> **PROBLEM REQUIREMENTS**
Extract the full listing verbatim and drop any pictures from your copy.

> **GIVEN INFORMATION**
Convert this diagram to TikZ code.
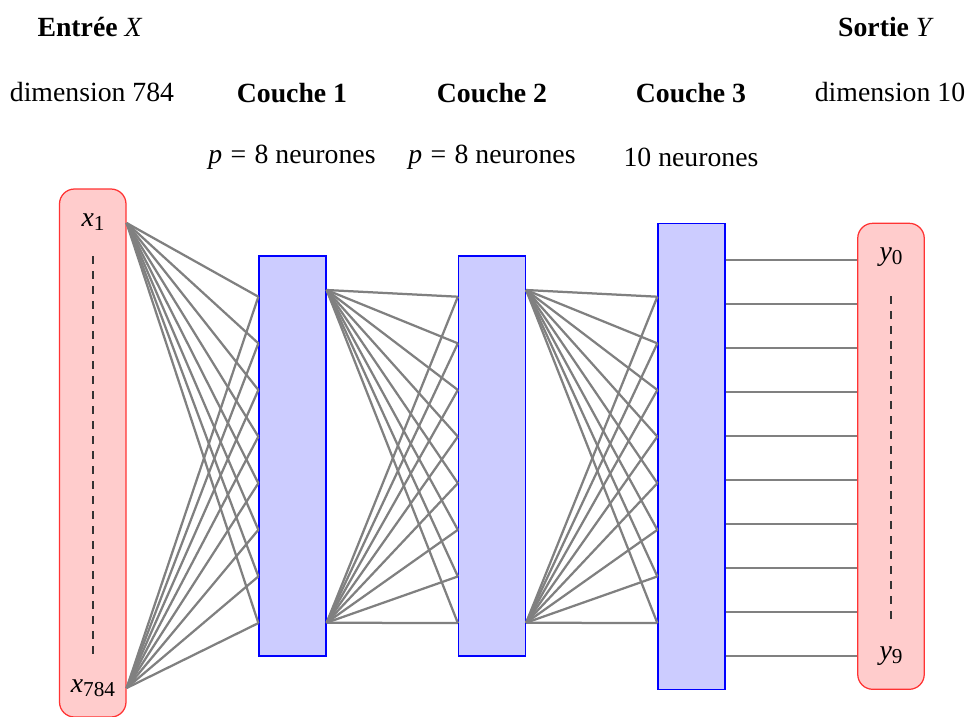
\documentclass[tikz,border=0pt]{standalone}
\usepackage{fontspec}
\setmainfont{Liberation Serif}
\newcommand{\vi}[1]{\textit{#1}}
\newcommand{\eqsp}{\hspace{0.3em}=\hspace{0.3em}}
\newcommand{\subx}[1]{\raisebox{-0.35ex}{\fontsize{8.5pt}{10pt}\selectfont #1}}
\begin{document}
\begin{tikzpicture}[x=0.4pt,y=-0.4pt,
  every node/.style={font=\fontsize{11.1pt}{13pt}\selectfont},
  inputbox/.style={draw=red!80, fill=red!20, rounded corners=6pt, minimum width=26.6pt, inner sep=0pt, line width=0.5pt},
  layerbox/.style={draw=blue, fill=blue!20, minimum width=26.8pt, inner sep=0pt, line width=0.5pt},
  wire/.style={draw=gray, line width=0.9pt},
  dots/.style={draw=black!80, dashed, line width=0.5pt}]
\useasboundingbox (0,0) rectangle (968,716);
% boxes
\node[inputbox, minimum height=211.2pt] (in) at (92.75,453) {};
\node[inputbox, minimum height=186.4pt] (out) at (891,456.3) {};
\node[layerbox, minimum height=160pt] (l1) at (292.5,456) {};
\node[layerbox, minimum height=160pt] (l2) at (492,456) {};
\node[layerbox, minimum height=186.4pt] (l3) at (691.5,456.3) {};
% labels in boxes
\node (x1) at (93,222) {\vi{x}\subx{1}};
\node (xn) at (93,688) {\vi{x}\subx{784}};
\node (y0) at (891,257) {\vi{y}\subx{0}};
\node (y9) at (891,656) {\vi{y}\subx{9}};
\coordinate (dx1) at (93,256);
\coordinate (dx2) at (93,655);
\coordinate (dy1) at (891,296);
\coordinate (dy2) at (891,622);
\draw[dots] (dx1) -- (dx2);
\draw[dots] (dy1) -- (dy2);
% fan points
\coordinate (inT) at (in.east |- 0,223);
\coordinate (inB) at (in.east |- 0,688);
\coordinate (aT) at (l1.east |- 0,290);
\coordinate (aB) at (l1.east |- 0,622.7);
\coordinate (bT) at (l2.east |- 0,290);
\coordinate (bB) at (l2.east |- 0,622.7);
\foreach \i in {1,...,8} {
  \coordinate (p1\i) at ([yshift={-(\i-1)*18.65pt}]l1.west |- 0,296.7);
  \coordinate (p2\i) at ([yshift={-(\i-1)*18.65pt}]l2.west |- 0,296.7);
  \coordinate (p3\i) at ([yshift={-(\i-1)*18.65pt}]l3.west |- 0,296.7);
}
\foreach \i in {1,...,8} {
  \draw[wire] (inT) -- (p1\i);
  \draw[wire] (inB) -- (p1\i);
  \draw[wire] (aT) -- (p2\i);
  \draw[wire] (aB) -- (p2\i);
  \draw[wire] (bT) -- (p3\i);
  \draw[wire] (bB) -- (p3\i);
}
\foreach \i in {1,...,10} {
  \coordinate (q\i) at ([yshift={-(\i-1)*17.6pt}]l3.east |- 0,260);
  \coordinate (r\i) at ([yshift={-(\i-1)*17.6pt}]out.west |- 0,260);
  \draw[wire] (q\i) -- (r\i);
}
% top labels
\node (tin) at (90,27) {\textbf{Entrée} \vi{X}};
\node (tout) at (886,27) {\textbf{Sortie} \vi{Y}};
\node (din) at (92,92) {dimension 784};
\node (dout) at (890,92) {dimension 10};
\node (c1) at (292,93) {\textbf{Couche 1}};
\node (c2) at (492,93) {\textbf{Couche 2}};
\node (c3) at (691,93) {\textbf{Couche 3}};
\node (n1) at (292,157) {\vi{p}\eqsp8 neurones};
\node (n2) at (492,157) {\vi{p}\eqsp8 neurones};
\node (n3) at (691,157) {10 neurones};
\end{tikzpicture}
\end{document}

> **OUTPUT OF THE TASK**
Convert this diagram to TikZ code.
\documentclass[tikz,border=0pt]{standalone}
\usepackage{fontspec}
\setmainfont{Liberation Serif}
\newcommand{\vi}[1]{\textit{#1}}
\newcommand{\eqsp}{\hspace{0.3em}=\hspace{0.3em}}
\newcommand{\subx}[1]{\raisebox{-0.35ex}{\fontsize{8.5pt}{10pt}\selectfont #1}}
\begin{document}
\begin{tikzpicture}[x=0.4pt,y=-0.4pt,
  every node/.style={font=\fontsize{11.1pt}{13pt}\selectfont},
  inputbox/.style={draw=red!80, fill=red!20, rounded corners=6pt, minimum width=26.6pt, inner sep=0pt, line width=0.5pt},
  layerbox/.style={draw=blue, fill=blue!20, minimum width=26.8pt, inner sep=0pt, line width=0.5pt},
  wire/.style={draw=gray, line width=0.9pt},
  dots/.style={draw=black!80, dashed, line width=0.5pt}]
\useasboundingbox (0,0) rectangle (968,716);
% boxes
\node[inputbox, minimum height=211.2pt] (in) at (92.75,453) {};
\node[inputbox, minimum height=186.4pt] (out) at (891,456.3) {};
\node[layerbox, minimum height=160pt] (l1) at (292.5,456) {};
\node[layerbox, minimum height=160pt] (l2) at (492,456) {};
\node[layerbox, minimum height=186.4pt] (l3) at (691.5,456.3) {};
% labels in boxes
\node (x1) at (93,222) {\vi{x}\subx{1}};
\node (xn) at (93,688) {\vi{x}\subx{784}};
\node (y0) at (891,257) {\vi{y}\subx{0}};
\node (y9) at (891,656) {\vi{y}\subx{9}};
\coordinate (dx1) at (93,256);
\coordinate (dx2) at (93,655);
\coordinate (dy1) at (891,296);
\coordinate (dy2) at (891,622);
\draw[dots] (dx1) -- (dx2);
\draw[dots] (dy1) -- (dy2);
% fan points
\coordinate (inT) at (in.east |- 0,223);
\coordinate (inB) at (in.east |- 0,688);
\coordinate (aT) at (l1.east |- 0,290);
\coordinate (aB) at (l1.east |- 0,622.7);
\coordinate (bT) at (l2.east |- 0,290);
\coordinate (bB) at (l2.east |- 0,622.7);
\foreach \i in {1,...,8} {
  \coordinate (p1\i) at ([yshift={-(\i-1)*18.65pt}]l1.west |- 0,296.7);
  \coordinate (p2\i) at ([yshift={-(\i-1)*18.65pt}]l2.west |- 0,296.7);
  \coordinate (p3\i) at ([yshift={-(\i-1)*18.65pt}]l3.west |- 0,296.7);
}
\foreach \i in {1,...,8} {
  \draw[wire] (inT) -- (p1\i);
  \draw[wire] (inB) -- (p1\i);
  \draw[wire] (aT) -- (p2\i);
  \draw[wire] (aB) -- (p2\i);
  \draw[wire] (bT) -- (p3\i);
  \draw[wire] (bB) -- (p3\i);
}
\foreach \i in {1,...,10} {
  \coordinate (q\i) at ([yshift={-(\i-1)*17.6pt}]l3.east |- 0,260);
  \coordinate (r\i) at ([yshift={-(\i-1)*17.6pt}]out.west |- 0,260);
  \draw[wire] (q\i) -- (r\i);
}
% top labels
\node (tin) at (90,27) {\textbf{Entrée} \vi{X}};
\node (tout) at (886,27) {\textbf{Sortie} \vi{Y}};
\node (din) at (92,92) {dimension 784};
\node (dout) at (890,92) {dimension 10};
\node (c1) at (292,93) {\textbf{Couche 1}};
\node (c2) at (492,93) {\textbf{Couche 2}};
\node (c3) at (691,93) {\textbf{Couche 3}};
\node (n1) at (292,157) {\vi{p}\eqsp8 neurones};
\node (n2) at (492,157) {\vi{p}\eqsp8 neurones};
\node (n3) at (691,157) {10 neurones};
\end{tikzpicture}
\end{document}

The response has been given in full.